One morning in 2001, I became a Mama in the Middle. My relationship with my mom had changed over the years, but my role as her caretaker was formalized in one 20-minute doctor's appointment.
I was already entering a new phase of motherhood: freshly released from my teaching job to the nesting phase of maternity leave, I was enormously pregnant with my second child. I dropped three-year-old Zoë off at her preschool at 8 a.m. and picked up Ma at 9, for our third trip to the U.C. Davis Alzheimer's Disease Center in Martinez.
Today was the day of reckoning; we would finally find out what was causing Ma's memory problems.
"This doesn't look familiar," Ma said as we arrived. "Are you sure this is right?"
I silently observed that she was disoriented in a setting that should be familiar to her. Hair: greasy. Same clothes as yesterday. Over the past year, I had developed a sort of internal accounting system to catalogue her subtle personality shifts and memory lapses.
"Well, I'm sure glad you're driving," she said as we arrived.
I frowned. Even though I had insisted on these appointments, I resented having to be in charge. I wanted to be the college kid who cut off her ponytail while hitchhiking across Europe and sent it home in a box with some snapshots and a note asking could they please loan me more money. I wanted to throw myself down on the bed and cry, like I did when I was thirteen and full of black despair--and Ma sweetly advised me, "Oh, Punkin, what you need is sex."
My role with Ma should be to receive, not to administer; to ask her, not tell her, what to do. But today, she needed me.
"It's ok if you feel anxious, you know," I said as we waited in the reception area.
She scowled. "I'm fine. I don't know why you had to bring me to this place."
I descended into a familiar vortex of self-doubt. Would the doctors say Ma's behavior was perfectly normal for her age? Maybe I was just trying to get my old mom out of my hair so I could reclaim my life. Ungrateful, punishing daughter. But then the facts trickled in: She barely smiled any more, and almost never initiated conversation. She had forgotten her granddaughter's name. She had forgotten that she loaned us fifty thousand dollars.
Ma hunched in her chair, staring at the carpet. I petted the sides of my belly, telegraphing my love to the little sprout inside. Then the neuropsychologist appeared.
"Yes," I replied, smiling. "We're Ruth."
She led us into a conference room with a long white table, where the clinical nurse sat waiting. We made small talk as we waited for the third member of their team, a neurologist.
I was wired and anxious, but not afraid. I just wanted to hear the bottom line. I hated the squirming, nebulous feeling I got when I saw the changes in Ma but could not name them. A diagnosis of Alzheimer's would at least be concrete, something I could work with.

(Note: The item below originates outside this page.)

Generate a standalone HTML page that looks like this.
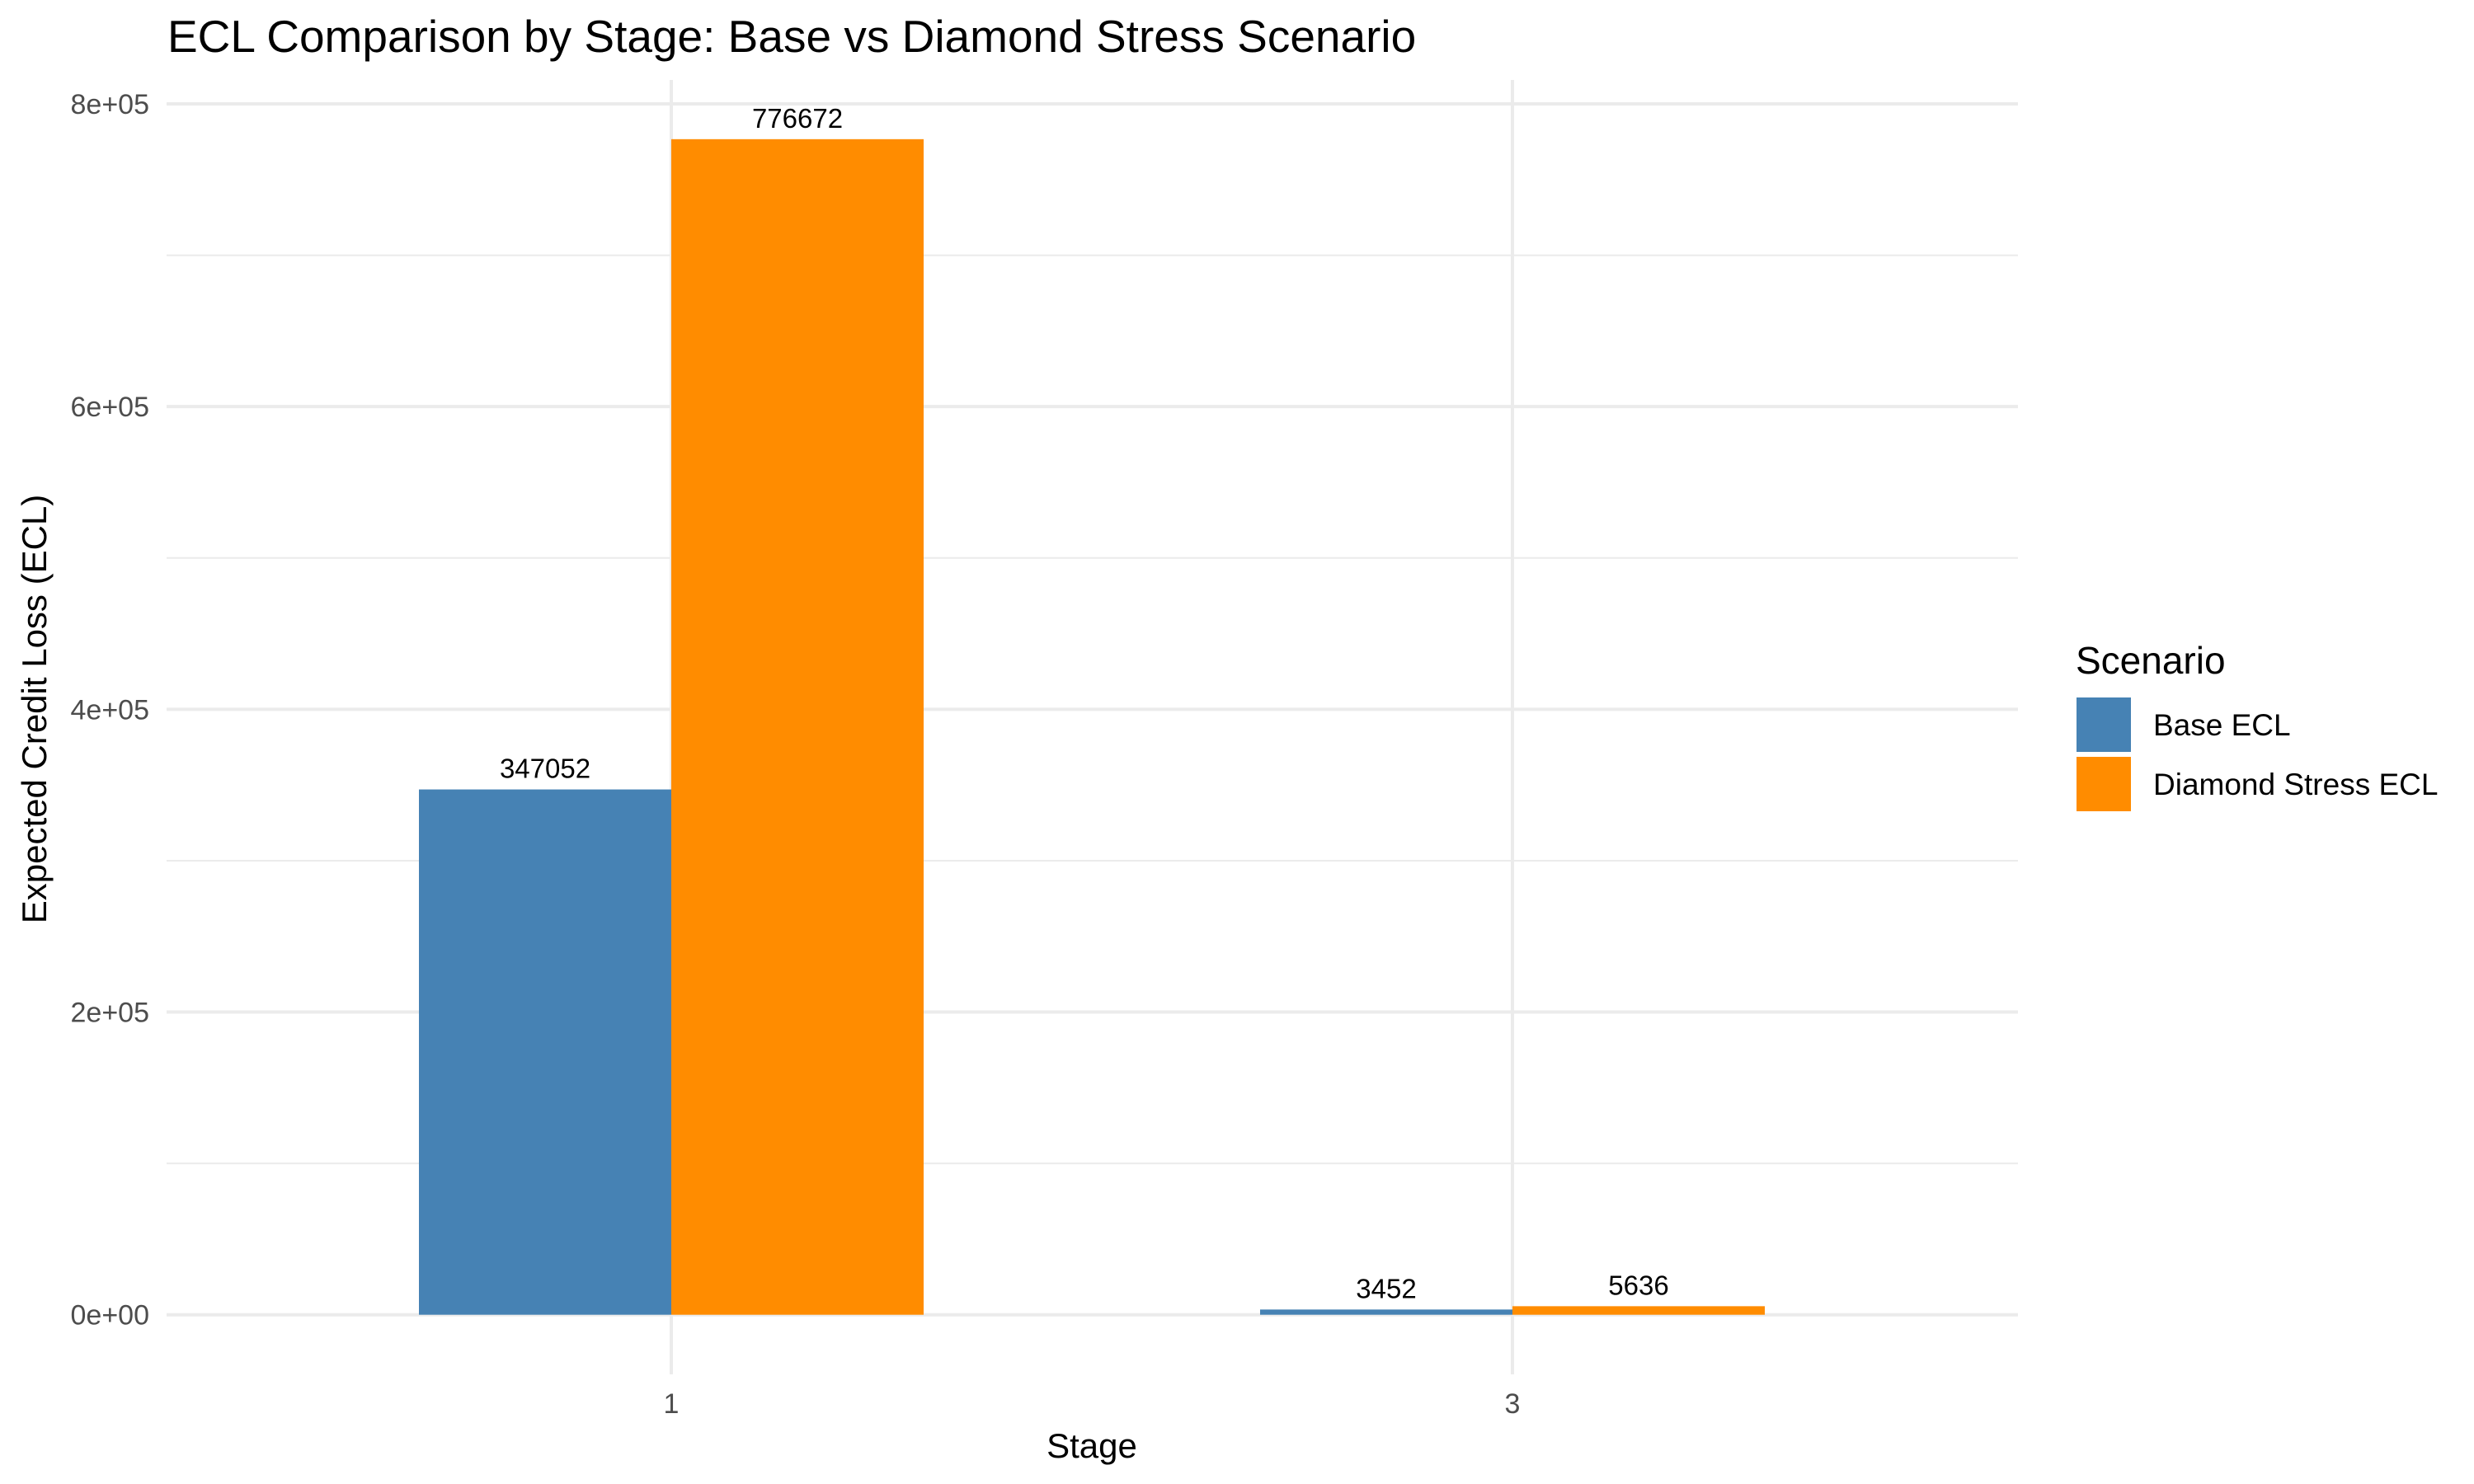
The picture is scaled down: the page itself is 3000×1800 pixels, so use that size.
<!DOCTYPE html>
<html><head><meta charset="utf-8"><style>
html,body{margin:0;padding:0;background:#fff;}
svg{display:block;font-family:"Liberation Sans",Arial,sans-serif;}
</style></head><body>
<svg id="chart" width="3000" height="1800" viewBox="0 0 3000 1800">
<text x="203" y="63" font-size="55" fill="#000">ECL Comparison by Stage: Base vs Diamond Stress Scenario</text>
<g id="grid"></g><g id="bars"></g><g id="labels"></g><g id="axes"></g>
<text x="1324" y="1768" font-size="42" text-anchor="middle" fill="#000">Stage</text>
<text transform="translate(56,860) rotate(-90)" font-size="42" text-anchor="middle" fill="#000">Expected Credit Loss (ECL)</text>
<g>
<text x="2517" y="817" font-size="46" fill="#000">Scenario</text>
<rect x="2518" y="846" width="66" height="66" fill="#4682B4"/>
<text x="2611" y="892" font-size="37" fill="#000">Base ECL</text>
<rect x="2518" y="918" width="66" height="66" fill="#FF8C00"/>
<text x="2611" y="964" font-size="37" fill="#000">Diamond Stress ECL</text>
</g>
</svg>
<script>
const stages = ["1", "3"];
const baseValues = [347052, 3452];
const stressValues = [776672, 5636];
const yTicks = [0, 200000, 400000, 600000, 800000];
const yTickLabels = ["0e+00", "2e+05", "4e+05", "6e+05", "8e+05"];
const yMinor = [100000, 300000, 500000, 700000];

const NS = "http://www.w3.org/2000/svg";
const panelL = 202, panelR = 2447, panelT = 97, panelB = 1667;
const y0 = 1594.7, pxPerUnit = (1594.7 - 126) / 800000;
function yScale(v) { return y0 - v * pxPerUnit; }
const x1 = 814, x3 = 1834;
function xScale(i) { return x1 + i * (x3 - x1); }
const barW = 306;
function mk(tag, attrs, parent) {
  const e = document.createElementNS(NS, tag);
  for (const k in attrs) e.setAttribute(k, attrs[k]);
  parent.appendChild(e);
  return e;
}
const grid = document.getElementById('grid');
const bars = document.getElementById('bars');
const labels = document.getElementById('labels');
const axes = document.getElementById('axes');

yMinor.forEach(v => {
  const l = mk('line', {x1: panelL, x2: panelR, y1: yScale(v), y2: yScale(v), stroke: '#ebebeb', 'stroke-width': 2}, grid);
  
  
});
yTicks.forEach((v, i) => {
  const l = mk('line', {x1: panelL, x2: panelR, y1: yScale(v), y2: yScale(v), stroke: '#ebebeb', 'stroke-width': 4}, grid);
  
  
  const t = mk('text', {x: 181, y: yScale(v) + 12, 'font-size': 34, 'text-anchor': 'end', fill: '#4d4d4d'}, axes);
  t.textContent = yTickLabels[i];
  
  
});
stages.forEach((s, i) => {
  const cx = xScale(i);
  const l = mk('line', {x1: cx, x2: cx, y1: panelT, y2: panelB, stroke: '#ebebeb', 'stroke-width': 4}, grid);
  
  
  const t = mk('text', {x: cx, y: 1714, 'font-size': 34, 'text-anchor': 'middle', fill: '#4d4d4d'}, axes);
  t.textContent = s;
  
  

  [[baseValues[i], '#4682B4', cx - barW, 'base'], [stressValues[i], '#FF8C00', cx, 'stress']].forEach(([v, c, x, n]) => {
    const r = mk('rect', {x: x, y: yScale(v), width: barW, height: y0 - yScale(v), fill: c}, bars);
    
    
    const tl = mk('text', {x: x + barW / 2, y: yScale(v) - 14, 'font-size': 33, 'text-anchor': 'middle', fill: '#000'}, labels);
    tl.textContent = String(v);
    
    
  });
});
</script>
</body></html>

But also, I actually hungered for calamity. Like a driver passing an accident on the freeway, straining in spite of herself to see the spray of blood on the windshield, I was eager for a glimpse of the unthinkable.
As the neurologist sat down, I reached for Ma's hand. I did this not so much out of an immediate need to warm or comfort her, the way I would reach for a crying child, but because I had seen compassionate people portrayed on television at critical moments like this one, and this was how they behaved. The nurse smiled reassuringly, and I guessed that to her we looked correct: Ma looked scared, and I looked supportive. The truth was, she was annoyed and I was excited.
I felt a swell of remorse. My mind flooded with images of her young smile, her summer freckles, soothing voice, strong arms that picked me up and hugged me fiercely. I didn't want this to be the End. I just wanted my old mom back.
When the neuropsychologist finally spoke, she said simply, "Ruth, we believe that you are suffering from Alzheimer's disease."
I looked at Ma, who was looking down at her lap. I kept my body perfectly still, as if that could stop time. A car started outside. Finally, I nodded, took in a breath and slowly let it out. Ma didn't look up. Her expression did not change.
That night, I drove up to Lake Anza. Under a gnarly old oak, I slipped off my clothes and stepped into the black water. With a quiet slurp, it swallowed me up.
I surfaced, rolled onto my back and watched wisps of high fog rush past the half moon as though in a hurry to get somewhere.
Floating there with the faint moonlight on my pregnant belly, I saw that now I would take care of Ma, too. It wasn't her fault; she had a disease. I felt a new, forlorn, soft, something unfolding, and after a moment's confusion recognized it as compassion. I made a vow to be kind to the worried stranger who inhabited my mother's body. I made a wish for the little life within mine. Then I swam back to shore.